The library then receives the order, and scans the book. The digitised copy is then sent to the central server at University of Innsbruck.

An email is sent to the user, and payment can now take place. Card processing is also managed centrally at University of Innsbruck.

The user can either download the PDF or have it sent on CD.

User can follow progress of the order throughout the process.

The service has attracted favourable feedback from users, who would nonetheless also be interested in 20th century, something that is not possible under current copyright legislation.

Silvia made the important point that many 15th – 17th century books would otherwise only be accessible via visits to physical libraries.
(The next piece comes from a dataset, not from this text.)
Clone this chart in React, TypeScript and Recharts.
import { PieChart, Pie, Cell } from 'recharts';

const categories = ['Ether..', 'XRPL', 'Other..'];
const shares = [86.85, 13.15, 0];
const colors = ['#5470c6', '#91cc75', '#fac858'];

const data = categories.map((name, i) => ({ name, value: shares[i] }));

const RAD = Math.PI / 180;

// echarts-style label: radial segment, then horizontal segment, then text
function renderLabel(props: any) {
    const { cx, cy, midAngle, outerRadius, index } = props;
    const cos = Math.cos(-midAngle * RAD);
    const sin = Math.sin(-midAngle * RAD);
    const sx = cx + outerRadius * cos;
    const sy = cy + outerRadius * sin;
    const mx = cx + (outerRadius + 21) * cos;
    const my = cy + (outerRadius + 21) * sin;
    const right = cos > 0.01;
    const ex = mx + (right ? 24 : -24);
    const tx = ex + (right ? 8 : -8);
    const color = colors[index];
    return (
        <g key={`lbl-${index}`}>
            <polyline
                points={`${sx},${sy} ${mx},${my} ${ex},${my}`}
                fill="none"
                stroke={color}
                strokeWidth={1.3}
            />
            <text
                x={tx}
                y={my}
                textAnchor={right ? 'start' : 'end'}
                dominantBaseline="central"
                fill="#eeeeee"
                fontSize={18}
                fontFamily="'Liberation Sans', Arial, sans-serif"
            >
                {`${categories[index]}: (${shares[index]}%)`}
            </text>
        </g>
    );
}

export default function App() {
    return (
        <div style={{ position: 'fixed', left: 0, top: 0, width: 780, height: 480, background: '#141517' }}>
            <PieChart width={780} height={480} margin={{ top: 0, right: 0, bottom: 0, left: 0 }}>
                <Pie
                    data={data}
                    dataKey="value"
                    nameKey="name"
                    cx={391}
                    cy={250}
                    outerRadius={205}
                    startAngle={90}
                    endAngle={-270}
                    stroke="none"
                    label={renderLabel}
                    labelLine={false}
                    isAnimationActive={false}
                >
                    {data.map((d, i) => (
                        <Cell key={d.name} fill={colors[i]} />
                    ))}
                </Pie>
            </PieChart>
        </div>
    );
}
The electronic library has largely freed up academics from spending inordinate amounts of time travelling around from one library to another amassing physical research materials, but not surprisingly, antiquarian books are lagging behind. And cultural artefacts are, of course, for sharing. I’ve got an early 17th century prayer book stored in an acid-free box in the wardrobe of my spare room where no-one else can see it, which is not ideal. One of the most amazing things about it is the graffiti written by what I imagine are rebellious choir boys down the ages. It would certainly be great to share the pleasure I get from looking at it. Maybe this is a candidate for some kind of citizen-cataloguing project, along the lines of Peter Murray Rust’s ideas.
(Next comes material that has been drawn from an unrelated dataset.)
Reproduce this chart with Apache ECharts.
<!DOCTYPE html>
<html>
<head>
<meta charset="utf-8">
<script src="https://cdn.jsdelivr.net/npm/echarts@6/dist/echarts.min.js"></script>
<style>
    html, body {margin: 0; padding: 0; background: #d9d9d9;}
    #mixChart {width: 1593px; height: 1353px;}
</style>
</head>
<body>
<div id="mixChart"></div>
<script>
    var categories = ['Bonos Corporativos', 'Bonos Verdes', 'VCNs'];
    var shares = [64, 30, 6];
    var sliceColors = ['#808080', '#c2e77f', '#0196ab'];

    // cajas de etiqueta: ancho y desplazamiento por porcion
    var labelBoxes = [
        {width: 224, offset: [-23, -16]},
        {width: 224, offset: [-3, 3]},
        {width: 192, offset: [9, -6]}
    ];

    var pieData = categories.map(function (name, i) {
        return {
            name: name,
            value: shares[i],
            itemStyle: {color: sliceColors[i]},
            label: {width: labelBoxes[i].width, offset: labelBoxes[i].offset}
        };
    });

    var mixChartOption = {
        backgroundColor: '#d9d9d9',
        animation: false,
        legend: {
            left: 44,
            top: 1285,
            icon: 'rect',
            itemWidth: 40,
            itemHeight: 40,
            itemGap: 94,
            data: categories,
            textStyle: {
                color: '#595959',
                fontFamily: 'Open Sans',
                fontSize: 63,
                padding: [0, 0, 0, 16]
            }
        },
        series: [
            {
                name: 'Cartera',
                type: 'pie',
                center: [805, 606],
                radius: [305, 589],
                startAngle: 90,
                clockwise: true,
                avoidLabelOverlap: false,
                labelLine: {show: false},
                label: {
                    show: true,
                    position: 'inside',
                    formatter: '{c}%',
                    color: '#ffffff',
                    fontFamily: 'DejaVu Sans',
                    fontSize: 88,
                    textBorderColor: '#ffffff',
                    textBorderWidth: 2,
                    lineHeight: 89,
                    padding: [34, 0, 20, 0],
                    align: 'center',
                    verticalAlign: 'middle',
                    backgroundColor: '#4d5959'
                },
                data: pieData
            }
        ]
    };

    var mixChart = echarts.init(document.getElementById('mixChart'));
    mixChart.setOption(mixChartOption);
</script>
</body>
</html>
Operationally, the service doesn’t pose any problems for the participating library, with the three top libraries receiving one request per working day on average. For some libraries who have never digitised their materials, it’s an opportunity to embark on digitisation, and they appreciate the guidelines and ready-made workflow provided by the EOD network.

So far about 3200 books have been digitised to 1900 customers, and the average price of an order is €50. €50 for 400 year old graffiti? A bargain, I’d say.